Acorn Robot's 'Zero-Data' Gripper Bets on Trial and Error Over Training Pipelines

A Tsinghua and Harvard founded startup says its tactile gripper learns manipulation tasks with no demonstrations, no cameras, and no dataset. The claim is interesting. The framing deserves scrutiny.

A robotics startup co-founded by researchers trained at Tsinghua University and Harvard, Acorn Robot, is pitching something that runs against the current direction of most robot learning work: a manipulation system that uses no pre-collected training data, no demonstration trajectories, and no visual model. The company calls it a "zero-data" robot. Founder Dr. Jiang Yao, who holds a PhD in Mechanical Engineering from Tsinghua and did postdoctoral work in Neuroscience at Harvard, describes the onboard decision model as "Natus," short for "instinct-driven behavioral emergence."

What's actually being claimed

The setup is deliberately spare. The hardware is a single one-degree-of-freedom industrial parallel gripper with two wedge-shaped jaws, each carrying tactile sensors on the inner surface. No external camera. No cloud inference. No data pipeline feeding a policy network offline. The robot attempts a task, fails, senses the contact forces, and adjusts on the next try. In the headline demonstration it picks up a credit card lying flat on a table, wedging one jaw against the card's edge and using the tabletop as a fulcrum to tip it into a grabbable position. Acorn says the system usually needs eight or nine attempts before it lands on a working strategy.

Flat, thin objects on hard surfaces are genuinely a hard case for conventional grippers, because there is no obvious feature to close around and a top-down pinch just scrapes the surface. Solving it through edge-wedging and a fulcrum is a sensible mechanical trick, and doing it from tactile feedback alone is a reasonable demonstration of closed-loop contact control.

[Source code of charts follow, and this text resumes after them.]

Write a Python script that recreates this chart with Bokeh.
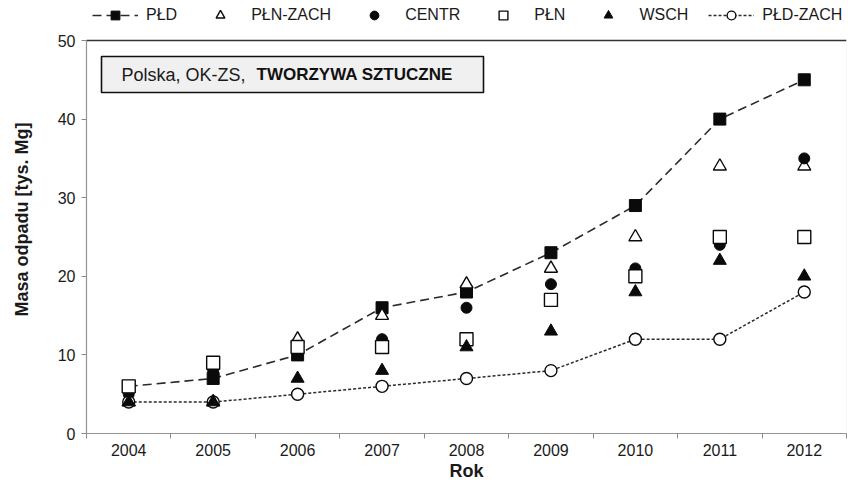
from bokeh.plotting import figure
from bokeh.models import (Range1d, FixedTicker, Legend, LegendItem, Span,
                          BoxAnnotation, Label)
from bokeh.embed import file_html
from bokeh.resources import INLINE

# ---- data ----
years = [2004, 2005, 2006, 2007, 2008, 2009, 2010, 2011, 2012]
pld = [6, 7, 10, 16, 18, 23, 29, 40, 45]
pln_zach = [4, 4, 12, 15, 19, 21, 25, 34, 34]
centr = [5, 8, 11, 12, 16, 19, 21, 24, 35]
pln = [6, 9, 11, 11, 12, 17, 20, 25, 25]
wsch = [4, 4, 7, 8, 11, 13, 18, 22, 20]
pld_zach = [4, 4, 5, 6, 7, 8, 12, 12, 18]
y_ticks = [0, 10, 20, 30, 40, 50]
series_names = ["PŁD", "PŁN-ZACH", "CENTR", "PŁN", "WSCH", "PŁD-ZACH"]
box_text_plain = "Polska, OK-ZS,"
box_text_bold = "TWORZYWA  SZTUCZNE"
y_title = "Masa odpadu  [tys. Mg]"
x_title = "Rok"

FONT = "Liberation Sans"
TXT = "#1a1a1a"
AX = "#8a8a8a"

# frame: x 86..846, y 0..433 (plot box itself spans y 40..433, legend above it)
FRAME_H = 433
BOX_TOP = 40
x0, x1 = years[0] - 0.5, years[-1] + 0.5
y_max = y_ticks[-1]
y_end = y_max * FRAME_H / (FRAME_H - BOX_TOP)

p = figure(width=848, height=486, output_backend="svg", toolbar_location=None,
           title=None,
           x_range=Range1d(x0, x1), y_range=Range1d(y_ticks[0], y_end),
           min_border_left=86, min_border_right=2, min_border_top=0,
           min_border_bottom=53)
p.background_fill_color = "white"
p.border_fill_color = "white"
p.outline_line_color = None
p.xgrid.visible = False
p.ygrid.visible = False

# axes
xa = p.xaxis[0]
xa.ticker = FixedTicker(ticks=years, minor_ticks=[y - 0.5 for y in years] + [years[-1] + 0.5])
xa.major_tick_out = 0
xa.major_tick_in = 0
xa.minor_tick_out = 5
xa.minor_tick_in = 0
xa.minor_tick_line_color = AX
xa.axis_line_color = AX
xa.axis_line_width = 1.2
xa.major_label_text_font = FONT
xa.major_label_text_font_size = "16px"
xa.major_label_text_color = TXT
xa.major_label_standoff = 5
xa.axis_label = x_title
xa.axis_label_text_font = FONT
xa.axis_label_text_font_size = "18px"
xa.axis_label_text_font_style = "bold"
xa.axis_label_text_color = TXT
xa.axis_label_standoff = 2

ya = p.yaxis[0]
ya.ticker = FixedTicker(ticks=y_ticks, minor_ticks=[])
ya.bounds = (y_ticks[0], y_max)
ya.major_tick_out = 5
ya.major_tick_in = 0
ya.major_tick_line_color = AX
ya.minor_tick_out = 0
ya.minor_tick_in = 0
ya.axis_line_color = AX
ya.axis_line_width = 1.2
ya.major_label_text_font = FONT
ya.major_label_text_font_size = "16px"
ya.major_label_text_color = TXT
ya.major_label_standoff = 6
ya.axis_label = y_title
ya.axis_label_text_font = FONT
ya.axis_label_text_font_size = "18px"
ya.axis_label_text_font_style = "bold"
ya.axis_label_text_color = TXT
ya.axis_label_standoff = 23

# plot box: light right border, dark top border
p.add_layout(BoxAnnotation(left=x0, right=x1, bottom=y_ticks[0], top=y_max,
                           fill_alpha=0, line_color="#cfcfcf", line_width=1))
p.add_layout(Span(location=y_max, dimension="width", line_color="#333333", line_width=1.6))

# ---- series ----
LINE = "#2a2a2a"
MK = "#0a0a0a"
r_pld_line = p.line(years, pld, line_color=LINE, line_width=1.6, line_dash="9 5")
r_pld = p.scatter(years, pld, marker="square", size=12, fill_color=MK, line_color=MK)
r_plnz = p.scatter(years, pln_zach, marker="triangle", size=13, fill_color="white",
                   line_color=MK, line_width=1.4)
r_centr = p.scatter(years, centr, marker="circle", size=11, fill_color=MK, line_color=MK)
r_pln = p.scatter(years, pln, marker="square", size=13, fill_color="white",
                  line_color=MK, line_width=1.4)
r_pldz_line = p.line(years, pld_zach, line_color=LINE, line_width=1.5, line_dash="3 2")
r_pldz = p.scatter(years, pld_zach, marker="circle", size=12, fill_color="white",
                   line_color=MK, line_width=1.4)
r_wsch = p.scatter(years, wsch, marker="triangle", size=13, fill_color=MK, line_color=MK)

# ---- legend (above the plot box) ----
items = [
    LegendItem(label=series_names[0], renderers=[r_pld_line, r_pld]),
    LegendItem(label=series_names[1], renderers=[r_plnz]),
    LegendItem(label=series_names[2], renderers=[r_centr]),
    LegendItem(label=series_names[3], renderers=[r_pln]),
    LegendItem(label=series_names[4], renderers=[r_wsch]),
    LegendItem(label=series_names[5], renderers=[r_pldz_line, r_pldz]),
]
leg = Legend(items=items, orientation="horizontal", location=(6, FRAME_H - 26),
             glyph_width=46, glyph_height=22, label_standoff=8, spacing=20,
             padding=0, margin=0, border_line_color=None,
             background_fill_alpha=0,
             label_text_font=FONT, label_text_font_size="16px",
             label_text_color=TXT)
p.add_layout(leg)

# ---- annotation box ----
px_per_x = 760 / (x1 - x0)
px_per_y = FRAME_H / y_end
def dx(px):
    return x0 + (px - 86) / px_per_x
def dy(py):
    return y_end - py / px_per_y

p.add_layout(BoxAnnotation(left=dx(101), right=dx(483), top=dy(56), bottom=dy(92),
                           fill_color="#f0f0f0", fill_alpha=1,
                           line_color="#111111", line_width=1.6, line_alpha=1))
p.add_layout(Label(x=dx(121), y=dy(74), text=box_text_plain, text_font=FONT,
                   text_font_size="18px", text_color=TXT, text_baseline="middle",
                   level="overlay"))
p.add_layout(Label(x=dx(256), y=dy(74), text=box_text_bold, text_font=FONT,
                   text_font_size="17px", text_font_style="bold", text_color="#111111",
                   text_baseline="middle", level="overlay"))

open("out.html", "w").write(file_html(p, INLINE))
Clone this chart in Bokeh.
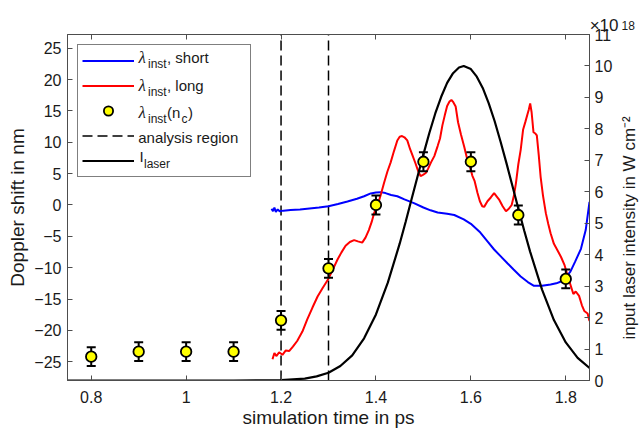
import math
from bokeh.plotting import figure
from bokeh.layouts import row
from bokeh.core.properties import value
from bokeh.models import (Range1d, LinearAxis, FixedTicker, Legend, LegendItem, Title,
                          NumeralTickFormatter, CustomJSTickFormatter)
from bokeh.embed import file_html
from bokeh.resources import INLINE

# ---------------- data ----------------
# lambda_inst, short (Doppler shift in nm)
t_short = [1.180, 1.183, 1.186, 1.189, 1.193, 1.197, 1.205, 1.220, 1.240, 1.260,
           1.280, 1.300, 1.320, 1.340, 1.360, 1.375, 1.389, 1.400, 1.410, 1.420,
           1.432, 1.445, 1.460, 1.480, 1.500, 1.515, 1.530, 1.550, 1.565, 1.585,
           1.600, 1.620, 1.635, 1.649, 1.663, 1.677, 1.690, 1.705, 1.720, 1.733,
           1.750, 1.768, 1.780, 1.790, 1.800, 1.810, 1.820, 1.832, 1.842, 1.850]
shift_short = [-0.6, -1.0, -0.4, -1.1, -0.7, -1.0, -0.9, -0.8, -0.7, -0.55,
               -0.4, -0.2, 0.15, 0.55, 1.0, 1.4, 1.85, 2.0, 2.05, 1.9,
               1.6, 1.4, 0.9, 0.3, -0.4, -0.85, -1.2, -1.4, -1.6, -2.3,
               -3.0, -4.4, -5.8, -7.1, -8.2, -9.3, -10.3, -11.4, -12.3, -12.9,
               -12.9, -12.7, -12.5, -12.2, -11.6, -10.6, -9.0, -7.0, -4.0, 0.5]

# lambda_inst, long (Doppler shift in nm)
t_long = [1.182, 1.186, 1.190, 1.196, 1.203, 1.210, 1.217, 1.225, 1.234, 1.245,
          1.255, 1.266, 1.277, 1.288, 1.299, 1.309, 1.319, 1.327, 1.336, 1.345,
          1.354, 1.362, 1.371, 1.378, 1.385, 1.391, 1.396, 1.403, 1.410, 1.417,
          1.424, 1.431, 1.438, 1.445, 1.450, 1.455, 1.460, 1.466, 1.472, 1.477,
          1.483, 1.489, 1.494, 1.499, 1.505, 1.510, 1.516, 1.523, 1.530, 1.535,
          1.540, 1.545, 1.550, 1.555, 1.559, 1.563, 1.568, 1.573, 1.579, 1.586,
          1.593, 1.598, 1.603, 1.608, 1.614, 1.619, 1.624, 1.628, 1.635, 1.642,
          1.649, 1.655, 1.660, 1.667, 1.674, 1.680, 1.686, 1.691, 1.695, 1.700,
          1.705, 1.710, 1.715, 1.719, 1.722, 1.725, 1.728, 1.732, 1.736, 1.739,
          1.743, 1.747, 1.752, 1.758, 1.763, 1.768, 1.775, 1.783, 1.790, 1.797,
          1.804, 1.811, 1.816, 1.821, 1.828, 1.834, 1.839, 1.846, 1.850]
shift_long = [-24.6, -23.6, -24.1, -23.5, -23.9, -23.2, -23.3, -22.6, -21.7, -20.2,
              -18.3, -16.4, -14.6, -13.2, -11.9, -10.3, -8.7, -7.6, -6.5, -5.9,
              -5.6, -5.8, -6.0, -5.2, -4.0, -2.7, -1.3, -0.2, 1.6, 3.5,
              5.3, 6.8, 8.6, 10.3, 10.9, 11.0, 10.8, 10.3, 8.9, 7.9,
              6.7, 5.4, 4.6, 4.8, 5.1, 5.8, 6.8, 7.8, 9.4, 10.6,
              12.7, 14.3, 15.8, 16.5, 16.75, 16.4, 15.7, 13.2, 11.3, 9.3,
              7.1, 6.2, 4.7, 3.8, 1.9, 0.6, -0.2, -0.3, 0.6, 1.2,
              1.9, 1.3, 0.8, -0.2, -1.0, -0.6, 0.0, 1.6, 3.5, 6.5,
              8.8, 12.0, 13.3, 14.4, 15.2, 16.2, 14.8, 11.6, 11.4, 11.1,
              8.0, 4.5, 1.5, -1.3, -3.0, -4.5, -6.2, -7.3, -8.3, -9.5,
              -11.3, -13.0, -14.2, -13.8, -14.5, -16.0, -16.9, -17.3, -18.5]

# lambda_inst(n_c) with error bars
t_nc = [0.8, 0.9, 1.0, 1.1, 1.2, 1.3, 1.4, 1.5, 1.6, 1.7, 1.8]
shift_nc = [-24.2, -23.4, -23.4, -23.4, -18.4, -10.1, 0.0, 6.9, 6.9, -1.6, -11.8]
err_nc = [1.5, 1.5, 1.5, 1.5, 1.5, 1.5, 1.5, 1.5, 1.5, 1.5, 1.5]

# analysis region boundaries (ps)
analysis_region = [1.2, 1.3]

# I_laser in units of 1e18 W cm^-2
t_laser = [0.75, 1.10, 1.15, 1.20, 1.25, 1.275, 1.30, 1.325, 1.35, 1.375,
           1.40, 1.425, 1.45, 1.4625, 1.475, 1.4875, 1.50, 1.5125, 1.525, 1.5375,
           1.55, 1.5625, 1.575, 1.585, 1.60, 1.6125, 1.625, 1.6375, 1.65, 1.6625,
           1.675, 1.6875, 1.70, 1.7125, 1.725, 1.75, 1.775, 1.80, 1.825, 1.85]
I_laser = [0.0, 0.0, 0.002, 0.012, 0.06, 0.13, 0.245, 0.46, 0.80, 1.34,
           2.10, 3.11, 4.35, 5.04, 5.76, 6.48, 7.19, 7.87, 8.49, 9.02,
           9.46, 9.77, 9.95, 10.0, 9.90, 9.66, 9.30, 8.82, 8.25, 7.60,
           6.91, 6.19, 5.47, 4.76, 4.09, 2.89, 1.92, 1.21, 0.72, 0.40]

x_ticks = [0.8, 1.0, 1.2, 1.4, 1.6, 1.8]
y_ticks = [-25, -20, -15, -10, -5, 0, 5, 10, 15, 20, 25]
y2_ticks = [0, 1, 2, 3, 4, 5, 6, 7, 8, 9, 10, 11]

X_RANGE = (0.75, 1.85)
Y_RANGE = (-28.0, 27.2)
Y2_RANGE = (0.0, 11.0)

# ---------------- layout ----------------
W, H = 639, 430
STRIP = 20                      # narrow strip on the right for the rotated label
W1 = W - STRIP
BL, BR, BT, BB = 67, W1 - 589, 34, 49
FL, FR, FT, FB = BL, W1 - BR, BT, H - BB

FONT = "Liberation Sans"
AXC = "#4d4d4d"
TXT = "#1a1a1a"


def px2x(px):
    return X_RANGE[0] + (px - FL) / (FR - FL) * (X_RANGE[1] - X_RANGE[0])


def py2y(py):
    return Y_RANGE[0] + (FB - py) / (FB - FT) * (Y_RANGE[1] - Y_RANGE[0])


p = figure(width=W1, height=H, x_range=Range1d(*X_RANGE), y_range=Range1d(*Y_RANGE),
           output_backend="svg", toolbar_location=None,
           min_border_left=BL, min_border_right=BR, min_border_top=BT, min_border_bottom=BB)
p.extra_y_ranges = {"laser": Range1d(*Y2_RANGE)}
p.grid.visible = False
p.outline_line_color = AXC
p.background_fill_color = "white"
p.border_fill_color = "white"

xa = p.xaxis[0]
ya = p.yaxis[0]
xa.ticker = FixedTicker(ticks=x_ticks)
xa.formatter = NumeralTickFormatter(format="0.[0]")
ya.ticker = FixedTicker(ticks=y_ticks)
xa.axis_label = "simulation time in ps"
ya.axis_label = "Doppler shift in nm"

ra = LinearAxis(y_range_name="laser", ticker=FixedTicker(ticks=y2_ticks))
p.add_layout(ra, "right")
ta = LinearAxis(ticker=FixedTicker(ticks=x_ticks),
                formatter=CustomJSTickFormatter(code="return ''"))
p.add_layout(ta, "above")

for ax in (xa, ya, ra, ta):
    ax.major_tick_in = 5
    ax.major_tick_out = 0
    ax.minor_tick_line_color = None
    ax.axis_line_color = AXC
    ax.major_tick_line_color = AXC
    ax.major_label_text_font = FONT
    ax.major_label_text_font_size = "16px"
    ax.major_label_text_color = TXT
    ax.axis_label_text_font = FONT
    ax.axis_label_text_font_size = "19px"
    ax.axis_label_text_font_style = "normal"
    ax.axis_label_text_color = TXT
xa.major_label_standoff = 10
xa.axis_label_standoff = 1
ya.major_label_standoff = 6
ya.axis_label_standoff = 3
ra.major_label_standoff = 5

# "x10" of the right-axis exponent
p.add_layout(Title(text="×10", align="right", offset=-(W1 - FR - 1), standoff=0,
                   text_font=FONT, text_font_size="17px", text_font_style="normal",
                   text_color=TXT), "above")

# ---------------- glyphs ----------------
r_region = p.segment(x0=analysis_region, y0=[Y_RANGE[0]] * len(analysis_region),
                     x1=analysis_region, y1=[Y_RANGE[1]] * len(analysis_region),
                     line_color="black", line_width=1.5, line_dash="10 5")
r_short = p.line(t_short, shift_short, line_color="#0000ff", line_width=2)
r_long = p.line(t_long, shift_long, line_color="#ff0000", line_width=2)
r_laser = p.line(t_laser, I_laser, y_range_name="laser", line_color="black", line_width=2.2)

lo_nc = [y - e for y, e in zip(shift_nc, err_nc)]
hi_nc = [y + e for y, e in zip(shift_nc, err_nc)]
p.segment(x0=t_nc, y0=lo_nc, x1=t_nc, y1=hi_nc, line_color="black", line_width=2)
p.scatter(t_nc, lo_nc, marker="dash", size=9, line_color="black", line_width=2)
p.scatter(t_nc, hi_nc, marker="dash", size=9, line_color="black", line_width=2)
r_nc = p.scatter(t_nc, shift_nc, marker="circle", size=10.5, fill_color="#ffff00",
                 line_color="black", line_width=1.8)


# ---------------- legend texts (rich text pieces) ----------------
def lab(px, py, text, size, font=FONT, style="normal"):
    p.text(x=[px2x(px)], y=[py2y(py)], text=[text], text_font=value(font),
           text_font_size=value(f"{size}px"), text_font_style=value(style),
           text_color=TXT, text_align="left", text_baseline="middle")


LAM_FONT = "Liberation Serif"
for yc, tail in ((57.5, ", short"), (85.0, ", long")):
    lab(138, yc, "λ", 17, font=LAM_FONT, style="italic")
    lab(147.5, yc + 6.5, "inst", 12)
    lab(166.5, yc, tail, 15)
lab(138, 112.5, "λ", 17, font=LAM_FONT, style="italic")
lab(147.5, 119.0, "inst", 12)
lab(166.5, 112.5, "(n", 15)
lab(181.0, 119.0, "c", 12)
lab(187.5, 112.5, ")", 15)
lab(137.7, 137.0, "analysis region", 15)
lab(139.0, 156.5, "I", 15)
lab(143.5, 163.5, "laser", 12)

# ---------------- legend ----------------
items = [LegendItem(label=" ", renderers=[r]) for r in (r_short, r_long, r_nc, r_region, r_laser)]
legend = Legend(items=items, location="top_left", margin=10, padding=4, spacing=2,
                glyph_height=23, glyph_width=52, label_height=23, label_width=107,
                label_standoff=5, label_text_font_size="6px",
                border_line_color="black", border_line_width=1,
                background_fill_alpha=0.0)
p.add_layout(legend)

# ---------------- right strip: exponent "18" and rotated axis label ----------------
# (the strip's frame is aligned with the main frame, i.e. it spans y = 34..381)
p2 = figure(width=STRIP, height=H, x_range=Range1d(0, STRIP), y_range=Range1d(FT, FB),
            output_backend="svg", toolbar_location=None,
            x_axis_location=None, y_axis_location=None, min_border=0)
p2.title = Title(text="18", align="left", offset=2, standoff=10,
                 text_font=FONT, text_font_size="12px", text_font_style="normal",
                 text_color=TXT)
p2.grid.visible = False
p2.outline_line_color = None
p2.background_fill_color = "white"
p2.border_fill_color = "white"
p2.text(x=[STRIP / 2], y=[FB + FT - 228], text=["input laser intensity in W cm⁻²"],
        text_font=value(FONT), text_font_size=value("17px"), text_color=TXT,
        text_align="center", text_baseline="middle", angle=math.pi / 2)

layout = row(p, p2, spacing=0)
open("out.html", "w").write(file_html(layout, INLINE))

What's actually new, and what isn't

The novelty here is positioning more than primitive. Tactile-driven, learning-on-hardware manipulation is an active research area, and online trial-and-error search on a real robot is not itself a new idea. What Acorn is doing is making a product commitment to it: no simulation-to-real transfer, no large pretrained vision-language-action backbone, no fleet-scale dataset. Jiang's argument is that the data-hungry approaches that dominate embodied AI right now, including vision-language-action models, world models, and simulation-based learning, hit a wall in real physical contact. Contact forces are hard to predict, and no two robots are mechanically identical, so a policy tuned on aggregated data fits an average machine rather than the specific one in front of you. He calls data collection for this an "unfillable bottomless pit" and frames the design principle as "only the model best adapted to a specific robot."

That critique is not wrong, and practitioners who have tried to deploy learned policies across slightly different hardware units will recognize the complaint. Sim-to-real gaps and per-unit calibration drift are real costs. A system that adapts on the actual robot sidesteps both.

The parts the framing glosses over

"Zero-data" is a marketing term, not a technical one. A system that runs eight or nine physical attempts and self-corrects is generating and consuming data; it is just doing so online, on-device, and discarding it rather than logging it to a central store. Trial-and-error search needs some structure to know what counts as success and how to perturb its strategy, and that structure encodes prior assumptions. Calling the result "instinct" is a description, not a mechanism. The interesting engineering questions, what the search space looks like, how the reward or success signal is defined, how the tactile readings are interpreted, are exactly the ones the public description leaves vague.

The scaling concern cuts the other way too. Eight or nine attempts per novel task is acceptable for a credit card on a bench. In a flexible manufacturing cell with cycle-time targets, retrying a grasp nine times before converging is expensive, and it is unclear whether the learned strategy generalizes to the next slightly different part or has to be rediscovered. A one-degree-of-freedom gripper also bounds what "general-purpose manipulation" can mean here; many real tasks need more articulation than two jaws can provide regardless of how the control is learned.

Acorn says the technology has moved past proof-of-concept at one of China's top cosmetics companies and reached scaled deployment, and that it is targeting business-to-business flexible manufacturing where adaptability rather than data volume is the bottleneck. Those are the right environments to test the thesis, because they involve frequent product changes that punish data-collection-heavy approaches. Without published benchmarks, task success rates, cycle times, or independent reproduction, the deployment claim is a data point to watch rather than a settled result.

Why it's worth tracking anyway

Strip away the "instinct" language and there is a real position underneath: for contact-rich manipulation on cheap hardware, on-device adaptation may beat large offline models that assume a clean, consistent world. That is a defensible bet, and it is a useful counterweight to the assumption that more data and bigger models are always the answer in robotics. The credit card demo is a fair illustration of the idea. The open question is whether the approach holds up across the messy variety of real tasks, or whether it works precisely because the demonstration was chosen to play to its strengths. Until Acorn publishes numbers or others reproduce the behavior, the honest read is a promising and well-argued direction, not a proven alternative to the field's dominant methods.